One of the big enterprise mobility stories of late is the ruling by a California court that companies who require employees to use their personal smartphones for work must reimburse those employees "a reasonable percentage" of their monthly bills. As CITEworld's Nancy Gohring reported last week, similar legal challenges are happening in other states, including Washington, New Jersey, and Michigan.
The impact of the ruling remains to be seen, and a lot will depend on how -- and how well -- companies have crafted their enterprise mobility policies, which may or may not include officially sanctioned BYOD options.
Developing a clear policy that passes legal and regulatory muster where needed is a great first step. Organizations with solid HR and employee relations programs are most capable of rolling out a program across the organization. Other companies might favor a gradual phase-in, perhaps one department at a time, or gradually growing a program based around specific job roles. Either way, it's pretty easy to find examples, case studies, and guidelines for rolling out mobile-first initiatives.
But there's one aspect of this process that is often left out of the BYOD or enterprise mobility discussion -- the interviewing and onboarding of new employees.
There must be an effective mechanism to introduce mobility expectations to new hires: Who will be issued devices, who will be expected or allowed to use their personal devices, what platforms and devices are supported, how devices will be managed, and how (or if) costs will be shared.
In some ways that sounds exactly like an initial rollout. But with initial rollouts, there is often an all-hands-on-deck approach, with IT and HR working together to educate users, and extra resources like live or recorded training, added helpdesk support, and extra staff devoted to ensuring that devices are selected and enrolled properly. There's also often a sense of excitement among workers as the rollout moves along, generating a lot of peer support with users exchanging tips and advice.
But once that rollout is over, those resources and excitement go away.
Bring it up during the interview process
The temptation in many organizations is to add information about mobility programs and mobile policies into the welcome or new hire packet, or have a new employee's manager facilitate their entrance into the process. But this simply adds mobility and BYOD to the wall of information, forms, and agreements that a new hire has to deal with as they are onboarded.
Although that may seem to be the simplest approach, it will probably leave new team members without necessary knowledge.
Delaying an introduction of mobility programs and policies till after a new employee is hired is also a bad idea. The topic should be broached during the interview process to set expectations from the beginning, particularly if the user will be expected or required to use their own device. This offers a candidate an opportunity to ask questions, the answers to which may determine whether they wish to continue interviewing for or accept the job.
The model for integrating mobility into the hiring process shouldn't be completely foreign: It's like discussing a requirement that a candidate have a car or truck that can be used for work-related travel.

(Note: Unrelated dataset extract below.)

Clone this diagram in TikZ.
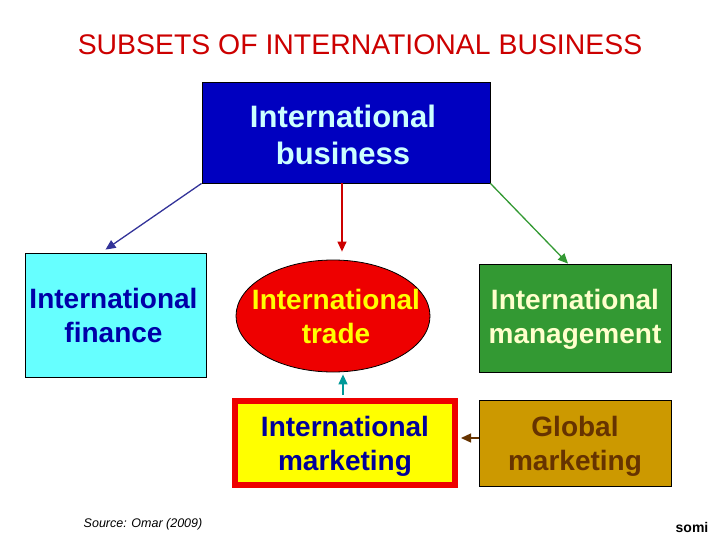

When this is a requirement, it is acknowledged before and during the interview. When it is brought up in an interview, key questions are asked and related information is discussed -- the type of vehicle, insurance requirements, the estimated mileage to be driven, gas or mileage reimbursement -- and both the candidate and the hiring manager understand those requirements and whether the candidate is open to or able to meet them.
Once a candidate is hired, it may be appropriate to discuss the a BYOD or mobility program or reinforce expectations in an offer letter or call. As much as possible, the onboarding process should match the roll out experience. Companies should provide training videos or other materials, a walkthrough of the program, and enrollment by an HR or IT staff member. The process needs to be interactive and it needs to provide a similar level of specificity and resources to the initial rollout. The ideal result is that a candidate will start with the same level of proficiency around corporate mobility as all the employees who are already at the company.
Being transparent and open about a mobility program from the very beginning of the hiring process is the best way to ensure that and it allows expectations to be set, questions to be asked and answered, and enrollment to be performed in a streamlined fashioned. It is another example of how mobility is reshaping how we work.